Please write the listing below out again exactly, leaving every picture behind.

%%

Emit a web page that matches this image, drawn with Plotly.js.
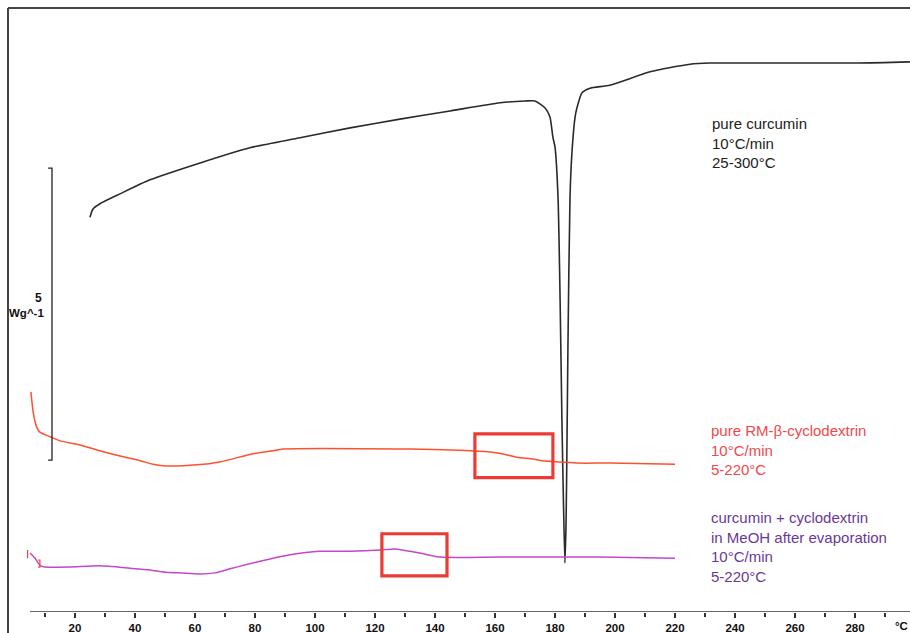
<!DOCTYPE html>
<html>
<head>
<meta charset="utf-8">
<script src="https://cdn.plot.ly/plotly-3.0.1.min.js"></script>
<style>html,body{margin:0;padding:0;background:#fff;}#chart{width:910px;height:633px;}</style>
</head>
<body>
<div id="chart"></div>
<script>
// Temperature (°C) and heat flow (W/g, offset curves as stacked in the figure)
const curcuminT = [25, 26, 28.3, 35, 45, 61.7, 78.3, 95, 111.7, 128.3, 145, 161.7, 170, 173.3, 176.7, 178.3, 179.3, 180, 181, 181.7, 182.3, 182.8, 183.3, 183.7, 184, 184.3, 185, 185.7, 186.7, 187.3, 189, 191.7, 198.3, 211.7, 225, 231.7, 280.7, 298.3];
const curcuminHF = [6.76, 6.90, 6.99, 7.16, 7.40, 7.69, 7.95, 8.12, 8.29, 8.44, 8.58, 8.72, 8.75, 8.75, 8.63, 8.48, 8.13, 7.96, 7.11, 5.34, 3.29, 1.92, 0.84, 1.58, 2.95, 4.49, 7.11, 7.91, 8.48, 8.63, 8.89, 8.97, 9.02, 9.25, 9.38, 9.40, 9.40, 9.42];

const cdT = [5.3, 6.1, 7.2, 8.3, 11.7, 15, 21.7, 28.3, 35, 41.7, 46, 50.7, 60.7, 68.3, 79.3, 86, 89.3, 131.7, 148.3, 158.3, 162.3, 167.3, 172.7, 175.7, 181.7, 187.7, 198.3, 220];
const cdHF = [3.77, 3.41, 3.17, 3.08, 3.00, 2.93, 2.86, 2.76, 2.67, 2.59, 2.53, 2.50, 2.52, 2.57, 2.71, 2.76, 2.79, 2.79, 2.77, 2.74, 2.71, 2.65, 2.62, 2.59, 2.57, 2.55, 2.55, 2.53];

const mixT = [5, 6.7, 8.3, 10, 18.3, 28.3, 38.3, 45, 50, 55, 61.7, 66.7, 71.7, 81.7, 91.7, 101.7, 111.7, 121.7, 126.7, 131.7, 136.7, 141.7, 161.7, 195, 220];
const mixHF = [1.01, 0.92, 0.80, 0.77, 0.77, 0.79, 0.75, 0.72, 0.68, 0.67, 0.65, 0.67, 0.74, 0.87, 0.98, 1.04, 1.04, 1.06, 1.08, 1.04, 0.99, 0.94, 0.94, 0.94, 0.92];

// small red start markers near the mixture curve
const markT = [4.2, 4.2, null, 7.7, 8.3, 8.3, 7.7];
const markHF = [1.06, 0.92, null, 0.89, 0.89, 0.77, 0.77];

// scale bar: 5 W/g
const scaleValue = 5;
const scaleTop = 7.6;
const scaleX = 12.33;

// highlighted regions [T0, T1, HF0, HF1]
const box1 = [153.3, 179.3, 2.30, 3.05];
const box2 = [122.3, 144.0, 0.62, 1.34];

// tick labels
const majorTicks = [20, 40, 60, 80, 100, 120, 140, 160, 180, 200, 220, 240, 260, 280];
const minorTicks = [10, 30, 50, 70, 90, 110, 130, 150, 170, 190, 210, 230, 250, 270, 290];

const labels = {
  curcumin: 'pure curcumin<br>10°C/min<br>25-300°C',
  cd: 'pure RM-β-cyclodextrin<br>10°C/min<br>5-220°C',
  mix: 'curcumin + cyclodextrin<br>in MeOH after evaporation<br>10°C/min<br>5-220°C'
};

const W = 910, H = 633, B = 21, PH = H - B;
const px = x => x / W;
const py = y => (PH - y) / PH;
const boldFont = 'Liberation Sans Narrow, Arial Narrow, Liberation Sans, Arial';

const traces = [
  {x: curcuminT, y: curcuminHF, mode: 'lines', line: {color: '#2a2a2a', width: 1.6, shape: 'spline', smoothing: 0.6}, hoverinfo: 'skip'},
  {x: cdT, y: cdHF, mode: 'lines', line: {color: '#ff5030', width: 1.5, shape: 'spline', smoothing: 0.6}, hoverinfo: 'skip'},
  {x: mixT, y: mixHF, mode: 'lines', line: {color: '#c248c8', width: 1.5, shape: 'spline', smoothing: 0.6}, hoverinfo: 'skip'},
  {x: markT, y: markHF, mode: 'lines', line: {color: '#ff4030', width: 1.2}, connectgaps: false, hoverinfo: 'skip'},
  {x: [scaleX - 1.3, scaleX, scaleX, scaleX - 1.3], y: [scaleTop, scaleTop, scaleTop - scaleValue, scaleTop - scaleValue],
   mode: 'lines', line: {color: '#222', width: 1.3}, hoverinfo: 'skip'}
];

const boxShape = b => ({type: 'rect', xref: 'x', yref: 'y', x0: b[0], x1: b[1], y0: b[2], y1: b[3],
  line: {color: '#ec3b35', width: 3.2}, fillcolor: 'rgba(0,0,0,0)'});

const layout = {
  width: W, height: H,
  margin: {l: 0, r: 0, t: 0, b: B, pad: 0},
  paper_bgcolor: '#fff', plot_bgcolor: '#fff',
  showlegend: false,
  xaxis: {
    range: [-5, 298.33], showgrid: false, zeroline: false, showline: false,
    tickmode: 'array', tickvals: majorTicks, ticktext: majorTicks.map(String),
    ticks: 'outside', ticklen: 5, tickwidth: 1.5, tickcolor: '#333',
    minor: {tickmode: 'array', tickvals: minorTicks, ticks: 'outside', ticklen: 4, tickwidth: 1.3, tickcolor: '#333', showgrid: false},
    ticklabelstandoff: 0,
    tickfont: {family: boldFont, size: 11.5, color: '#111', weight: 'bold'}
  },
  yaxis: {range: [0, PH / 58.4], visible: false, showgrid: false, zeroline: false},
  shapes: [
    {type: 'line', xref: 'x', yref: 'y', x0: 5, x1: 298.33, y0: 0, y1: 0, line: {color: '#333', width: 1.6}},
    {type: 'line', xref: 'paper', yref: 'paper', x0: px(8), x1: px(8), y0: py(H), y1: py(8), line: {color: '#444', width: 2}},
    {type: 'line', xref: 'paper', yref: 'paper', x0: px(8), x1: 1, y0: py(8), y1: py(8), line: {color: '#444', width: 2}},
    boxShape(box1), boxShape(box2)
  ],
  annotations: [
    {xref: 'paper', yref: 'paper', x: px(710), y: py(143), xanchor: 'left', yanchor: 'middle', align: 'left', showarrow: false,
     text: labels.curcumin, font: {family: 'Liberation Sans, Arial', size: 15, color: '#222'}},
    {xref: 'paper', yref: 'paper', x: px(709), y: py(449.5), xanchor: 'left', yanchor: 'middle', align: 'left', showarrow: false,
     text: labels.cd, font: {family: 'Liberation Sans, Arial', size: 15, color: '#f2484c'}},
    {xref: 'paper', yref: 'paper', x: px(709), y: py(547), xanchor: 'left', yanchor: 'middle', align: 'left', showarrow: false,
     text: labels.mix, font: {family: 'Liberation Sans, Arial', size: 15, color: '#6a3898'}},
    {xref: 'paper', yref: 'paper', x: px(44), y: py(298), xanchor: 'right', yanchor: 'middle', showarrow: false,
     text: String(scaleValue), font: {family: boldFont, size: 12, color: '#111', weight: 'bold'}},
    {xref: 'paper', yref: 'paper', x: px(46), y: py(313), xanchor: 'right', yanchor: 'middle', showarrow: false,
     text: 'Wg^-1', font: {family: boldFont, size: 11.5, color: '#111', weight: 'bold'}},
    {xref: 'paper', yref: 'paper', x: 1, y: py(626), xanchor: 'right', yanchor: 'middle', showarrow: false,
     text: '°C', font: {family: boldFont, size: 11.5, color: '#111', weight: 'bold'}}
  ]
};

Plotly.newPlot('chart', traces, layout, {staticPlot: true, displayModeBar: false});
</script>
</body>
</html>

%%

• [WRITTEN RESPONSE]:
Emit a web page that matches this image, drawn with Plotly.js.
<!DOCTYPE html>
<html>
<head>
<meta charset="utf-8">
<script src="https://cdn.plot.ly/plotly-3.0.1.min.js"></script>
<style>html,body{margin:0;padding:0;background:#fff;}#chart{width:910px;height:633px;}</style>
</head>
<body>
<div id="chart"></div>
<script>
// Temperature (°C) and heat flow (W/g, offset curves as stacked in the figure)
const curcuminT = [25, 26, 28.3, 35, 45, 61.7, 78.3, 95, 111.7, 128.3, 145, 161.7, 170, 173.3, 176.7, 178.3, 179.3, 180, 181, 181.7, 182.3, 182.8, 183.3, 183.7, 184, 184.3, 185, 185.7, 186.7, 187.3, 189, 191.7, 198.3, 211.7, 225, 231.7, 280.7, 298.3];
const curcuminHF = [6.76, 6.90, 6.99, 7.16, 7.40, 7.69, 7.95, 8.12, 8.29, 8.44, 8.58, 8.72, 8.75, 8.75, 8.63, 8.48, 8.13, 7.96, 7.11, 5.34, 3.29, 1.92, 0.84, 1.58, 2.95, 4.49, 7.11, 7.91, 8.48, 8.63, 8.89, 8.97, 9.02, 9.25, 9.38, 9.40, 9.40, 9.42];

const cdT = [5.3, 6.1, 7.2, 8.3, 11.7, 15, 21.7, 28.3, 35, 41.7, 46, 50.7, 60.7, 68.3, 79.3, 86, 89.3, 131.7, 148.3, 158.3, 162.3, 167.3, 172.7, 175.7, 181.7, 187.7, 198.3, 220];
const cdHF = [3.77, 3.41, 3.17, 3.08, 3.00, 2.93, 2.86, 2.76, 2.67, 2.59, 2.53, 2.50, 2.52, 2.57, 2.71, 2.76, 2.79, 2.79, 2.77, 2.74, 2.71, 2.65, 2.62, 2.59, 2.57, 2.55, 2.55, 2.53];

const mixT = [5, 6.7, 8.3, 10, 18.3, 28.3, 38.3, 45, 50, 55, 61.7, 66.7, 71.7, 81.7, 91.7, 101.7, 111.7, 121.7, 126.7, 131.7, 136.7, 141.7, 161.7, 195, 220];
const mixHF = [1.01, 0.92, 0.80, 0.77, 0.77, 0.79, 0.75, 0.72, 0.68, 0.67, 0.65, 0.67, 0.74, 0.87, 0.98, 1.04, 1.04, 1.06, 1.08, 1.04, 0.99, 0.94, 0.94, 0.94, 0.92];

// small red start markers near the mixture curve
const markT = [4.2, 4.2, null, 7.7, 8.3, 8.3, 7.7];
const markHF = [1.06, 0.92, null, 0.89, 0.89, 0.77, 0.77];

// scale bar: 5 W/g
const scaleValue = 5;
const scaleTop = 7.6;
const scaleX = 12.33;

// highlighted regions [T0, T1, HF0, HF1]
const box1 = [153.3, 179.3, 2.30, 3.05];
const box2 = [122.3, 144.0, 0.62, 1.34];

// tick labels
const majorTicks = [20, 40, 60, 80, 100, 120, 140, 160, 180, 200, 220, 240, 260, 280];
const minorTicks = [10, 30, 50, 70, 90, 110, 130, 150, 170, 190, 210, 230, 250, 270, 290];

const labels = {
  curcumin: 'pure curcumin<br>10°C/min<br>25-300°C',
  cd: 'pure RM-β-cyclodextrin<br>10°C/min<br>5-220°C',
  mix: 'curcumin + cyclodextrin<br>in MeOH after evaporation<br>10°C/min<br>5-220°C'
};

const W = 910, H = 633, B = 21, PH = H - B;
const px = x => x / W;
const py = y => (PH - y) / PH;
const boldFont = 'Liberation Sans Narrow, Arial Narrow, Liberation Sans, Arial';

const traces = [
  {x: curcuminT, y: curcuminHF, mode: 'lines', line: {color: '#2a2a2a', width: 1.6, shape: 'spline', smoothing: 0.6}, hoverinfo: 'skip'},
  {x: cdT, y: cdHF, mode: 'lines', line: {color: '#ff5030', width: 1.5, shape: 'spline', smoothing: 0.6}, hoverinfo: 'skip'},
  {x: mixT, y: mixHF, mode: 'lines', line: {color: '#c248c8', width: 1.5, shape: 'spline', smoothing: 0.6}, hoverinfo: 'skip'},
  {x: markT, y: markHF, mode: 'lines', line: {color: '#ff4030', width: 1.2}, connectgaps: false, hoverinfo: 'skip'},
  {x: [scaleX - 1.3, scaleX, scaleX, scaleX - 1.3], y: [scaleTop, scaleTop, scaleTop - scaleValue, scaleTop - scaleValue],
   mode: 'lines', line: {color: '#222', width: 1.3}, hoverinfo: 'skip'}
];

const boxShape = b => ({type: 'rect', xref: 'x', yref: 'y', x0: b[0], x1: b[1], y0: b[2], y1: b[3],
  line: {color: '#ec3b35', width: 3.2}, fillcolor: 'rgba(0,0,0,0)'});

const layout = {
  width: W, height: H,
  margin: {l: 0, r: 0, t: 0, b: B, pad: 0},
  paper_bgcolor: '#fff', plot_bgcolor: '#fff',
  showlegend: false,
  xaxis: {
    range: [-5, 298.33], showgrid: false, zeroline: false, showline: false,
    tickmode: 'array', tickvals: majorTicks, ticktext: majorTicks.map(String),
    ticks: 'outside', ticklen: 5, tickwidth: 1.5, tickcolor: '#333',
    minor: {tickmode: 'array', tickvals: minorTicks, ticks: 'outside', ticklen: 4, tickwidth: 1.3, tickcolor: '#333', showgrid: false},
    ticklabelstandoff: 0,
    tickfont: {family: boldFont, size: 11.5, color: '#111', weight: 'bold'}
  },
  yaxis: {range: [0, PH / 58.4], visible: false, showgrid: false, zeroline: false},
  shapes: [
    {type: 'line', xref: 'x', yref: 'y', x0: 5, x1: 298.33, y0: 0, y1: 0, line: {color: '#333', width: 1.6}},
    {type: 'line', xref: 'paper', yref: 'paper', x0: px(8), x1: px(8), y0: py(H), y1: py(8), line: {color: '#444', width: 2}},
    {type: 'line', xref: 'paper', yref: 'paper', x0: px(8), x1: 1, y0: py(8), y1: py(8), line: {color: '#444', width: 2}},
    boxShape(box1), boxShape(box2)
  ],
  annotations: [
    {xref: 'paper', yref: 'paper', x: px(710), y: py(143), xanchor: 'left', yanchor: 'middle', align: 'left', showarrow: false,
     text: labels.curcumin, font: {family: 'Liberation Sans, Arial', size: 15, color: '#222'}},
    {xref: 'paper', yref: 'paper', x: px(709), y: py(449.5), xanchor: 'left', yanchor: 'middle', align: 'left', showarrow: false,
     text: labels.cd, font: {family: 'Liberation Sans, Arial', size: 15, color: '#f2484c'}},
    {xref: 'paper', yref: 'paper', x: px(709), y: py(547), xanchor: 'left', yanchor: 'middle', align: 'left', showarrow: false,
     text: labels.mix, font: {family: 'Liberation Sans, Arial', size: 15, color: '#6a3898'}},
    {xref: 'paper', yref: 'paper', x: px(44), y: py(298), xanchor: 'right', yanchor: 'middle', showarrow: false,
     text: String(scaleValue), font: {family: boldFont, size: 12, color: '#111', weight: 'bold'}},
    {xref: 'paper', yref: 'paper', x: px(46), y: py(313), xanchor: 'right', yanchor: 'middle', showarrow: false,
     text: 'Wg^-1', font: {family: boldFont, size: 11.5, color: '#111', weight: 'bold'}},
    {xref: 'paper', yref: 'paper', x: 1, y: py(626), xanchor: 'right', yanchor: 'middle', showarrow: false,
     text: '°C', font: {family: boldFont, size: 11.5, color: '#111', weight: 'bold'}}
  ]
};

Plotly.newPlot('chart', traces, layout, {staticPlot: true, displayModeBar: false});
</script>
</body>
</html>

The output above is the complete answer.